After eight months without a representative, residents of Missouri's 120th Legislative District hope the Supreme Court of Missouri will require an election sooner rather than later. Today is the last day the court will have to rule on the subject in order to place the election on the ballot in April rather than August, but there was no word on whether it would take up the issue.
The district's seat has been vacant since the June 5 resignation of Jason Smith, who was elected to Congress during a special election to replace U.S. Rep. Jo Ann Emerson.
Gov. Jay Nixon set the special election to fill Smith's seat, as well as two other House vacancies, for Aug. 5. But Pamela Grow, chairwoman of the 120th Legislative District Republican Committee, said she would like to be represented before the General Assembly ends its session in May.
Grow said an April election would allow the new representative six weeks to review and vote on bills before the close of session.
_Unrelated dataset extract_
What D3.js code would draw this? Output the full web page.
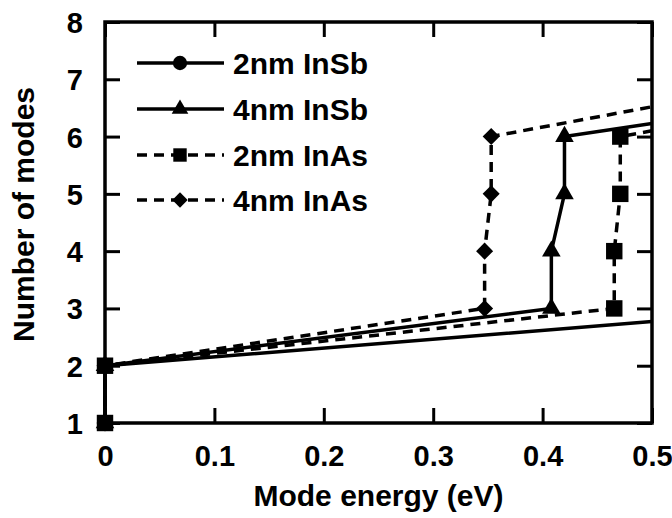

She's the lead plaintiff in a lawsuit that was filed in early January that demanded Nixon set the special election. On Jan. 31, the governor announced the August date, and Feb. 18, a Cole County circuit judge rejected the lawsuit. The one-sentence ruling provided no reasoning.
Grow said an appeal was filed Feb. 19 with the Missouri Western District State Court of Appeals to bump the special election up to April, but the appeal was denied the next day. Rather than abandon its attempts, the group filed its case with the Missouri Supreme Court.
According to Grow, the court has until the sixth Tuesday before the election to place an individual or an issue on the ballot. For the April 8 election, that deadline is today.
The 120th District's Republican committee selected Rolla, Mo.-area businessman Shawn Sisco, whom Grow called a good example of a "citizen politician," last week as its nominee. The district's Democratic committee has yet to set a date for its meeting to declare a nominee.
The longer the 120th District goes without representation, the more "disenfranchised" the people become, Grow said. She also said forcing the governor's hand to set the special elections was about giving districts with vacant House seats a voice in the government.
"If people don't push back, they get steamrollered," she said. "It happens pretty easily and pretty often."
Grow also said some "eyes have been opened" by the lawsuit and legislation regarding the setting of special elections may be coming in the near future.